My first instinct is to say that we’re better off with the South, because there are so many people there that the national domestic product is much larger than it would otherwise be. And although the South does drag on the United States economically and socially, I don’t think that drag is greater than the GDP boost. Our production capacity is much higher because of the South’s natural resources, useable land, and available labor pool. It’s like a house with a family of three, two parents and a teenage kid. All three of them work, and the teenager brings in more money than it costs to take care of him. So there is a net advantage, even though the teen badmouths a lot, and won’t contribute his fair share to the household chores.

But my first instinct may not be reliable. Could the United States have become a superpower without the South? Probably. There’d have been a lot more investment in the West, which has instead gone into the South. Perhaps that would have paid an even higher dividend than one might expect, so that, eventually, the loss of the South would have been more than offset by the greater attention to the nation’s other resources, especially the West. But that’s pure speculation; we’ll likely never know.

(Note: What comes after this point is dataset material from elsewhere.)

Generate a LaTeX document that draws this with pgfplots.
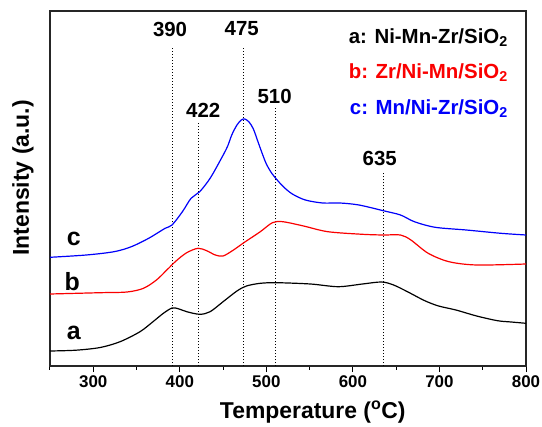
\documentclass[border=0pt]{standalone}
\usepackage{fontspec}
\setmainfont{Liberation Sans}
\usepackage{pgfplots}
\pgfplotsset{compat=1.18}
\usetikzlibrary{calc}
\definecolor{cred}{RGB}{250,0,0}
\definecolor{cblue}{RGB}{0,0,250}
\begin{document}
\begin{tikzpicture}
\begin{axis}[name=ax, scale only axis, width=476bp, height=355bp,
 xmin=250, xmax=800, ymin=0, ymax=355,
 xtick={300,400,...,800}, minor xtick={250,350,...,750}, ytick=\empty,
 xtick pos=left, tick align=outside, major tick length=6bp, minor tick length=3.5bp,
 axis line style={line width=1.2bp, black!85},
 every tick/.style={black, line width=1bp},
 xticklabel style={font=\fontsize{17}{19}\selectfont\bfseries},
 /pgf/number format/assume math mode=true,
 xlabel={Temperature (\textsuperscript{o}C)}, ylabel={Intensity (a.u.)},
 label style={font=\fontsize{23}{26}\selectfont\bfseries},
 xlabel style={at={(axis description cs:0.552,-0.13)}, anchor=center},
 ylabel style={at={(axis description cs:-0.057,0.53)}, anchor=center},
 clip=false]
% dotted marker lines
\addplot[black, dotted, line width=1bp] coordinates {(391,0) (391,320)};
\addplot[black, dotted, line width=1bp] coordinates {(422,0) (422,244)};
\addplot[black, dotted, line width=1bp] coordinates {(474,0) (474,320)};
\addplot[black, dotted, line width=1bp] coordinates {(510,0) (510,260)};
\addplot[black, dotted, line width=1bp] coordinates {(635,0) (635,194)};
% curve a
\addplot[black, line width=1.2bp, smooth] coordinates {
(250,15) (280,15.8) (308,18.5) (331,24.3) (354,34.3) (369,44.3) (381,52.7) (391,58) (398,57.3)
(408,54.3) (423,51.7) (435,54.3) (450,64.3) (466,75) (477,80) (493,82.7) (512,83.3) (551,82)
(583,79.3) (611,82) (633,84) (647,81) (663,74.3) (683,65.3) (699,60) (719,56)
(743,50) (767,45.3) (783,44) (800,42.7)};
% curve b
\addplot[cred, line width=1.2bp, smooth] coordinates {
(250,72) (308,73.3) (339,74) (358,77.7) (373,86) (385,96) (396,105.3) (408,113.3) (421,117.7)
(431,115.3) (441,111) (450,110) (462,116) (474,123.3) (493,134.3) (507,143.3) (519,144.3)
(543,140) (571,134.3) (611,131.7) (635,131) (655,131) (667,126) (687,112.7)
(711,104.3) (743,101) (800,102)};
% curve c
\addplot[cblue, line width=1.2bp, smooth] coordinates {
(250,108.7) (292,111) (324,114.3) (344,119.3) (364,127.7) (383,137.7) (391,141)
(403,154.3) (413,167.7) (423,174.3) (435,187.7) (447,206) (455,219.3) (460,231)
(466,241) (471,246) (475,247) (480,244) (485,237) (490,225) (495,213) (500,202)
(506,193) (512,186.5) (520,179) (530,172) (545,166) (565,163) (585,163) (607,161)
(635,155.3) (655,151) (671,144.3) (695,138.7) (731,136) (771,132.7) (800,131)};
% peak labels
\tikzset{pk/.style={font=\fontsize{20.5}{22}\selectfont\bfseries, anchor=center}}
\node[pk] at (axis cs:388.7,337) {390};
\node[pk] at (axis cs:471.5,337) {475};
\node[pk] at (axis cs:427,256) {422};
\node[pk] at (axis cs:509.5,269.3) {510};
\node[pk] at (axis cs:631,207.7) {635};
% curve labels
\tikzset{cl/.style={font=\fontsize{25}{27}\selectfont\bfseries, anchor=center}}
\node[cl] at (axis cs:277.6,126.7) {c};
\node[cl] at (axis cs:275.6,84) {b};
\node[cl] at (axis cs:277.6,33) {a};
% legend text
\tikzset{lg/.style={font=\fontsize{20.5}{22}\selectfont\bfseries, anchor=east}}
\node[lg, black] at (axis cs:783,328) {a: Ni-Mn-Zr/SiO\textsubscript{2}};
\node[lg, cred] at (axis cs:783,293) {b: Zr/Ni-Mn/SiO\textsubscript{2}};
\node[lg, cblue] at (axis cs:783,257) {c: Mn/Ni-Zr/SiO\textsubscript{2}};
\end{axis}
\pgfresetboundingbox
\path[use as bounding box] ($(ax.south west)+(-50bp,-61bp)$) rectangle ($(ax.north east)+(16bp,11bp)$);
\end{tikzpicture}
\end{document}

All in all, I am not proud that the South is a part of this country. It’s a backward culture fraught with sexism and racism and dead-end political ideology. It’s a spoiled child that has a very large say in our national affairs simply because so many people live there. It lacks the ambition to surpass itself and become a more responsible participant in the United States of the twenty-first century. And if I were to decide that the South may as well have won secession, I’d be willing to part with more than just Bill Clinton. But I haven’t made such a decision, yet. It remains to be seen, and I shall look forward to how the South behaves itself in the years to come.

Radical_Dreamer

  • Entity
  • Zurvan Surfer (+2500)
  • *
  • Posts: 2778
    • View Profile
    • The Chrono Compendium
Yo, Dragoness of Death here. :P
« Reply #61 on: October 01, 2005, 07:10:29 pm »
Ok, see, I was just making a smart-ass throw-away comment back there. I didn't honestly expect essays.

Lord J Esq

  • Moon Stone J
  • Hero of Time (+5000)
  • *
  • Posts: 5463
  • ^_^ "Ayla teach at college level!!"
    • View Profile
Yo, Dragoness of Death here. :P
« Reply #62 on: October 01, 2005, 08:03:47 pm »
Quote from: Radical_Dreamer
Ok, see, I was just making a smart-ass throw-away comment back there. I didn't honestly expect essays.

I'm just working it out of my system, all those essays I never got to write as a kid. I imagine most people are the same way.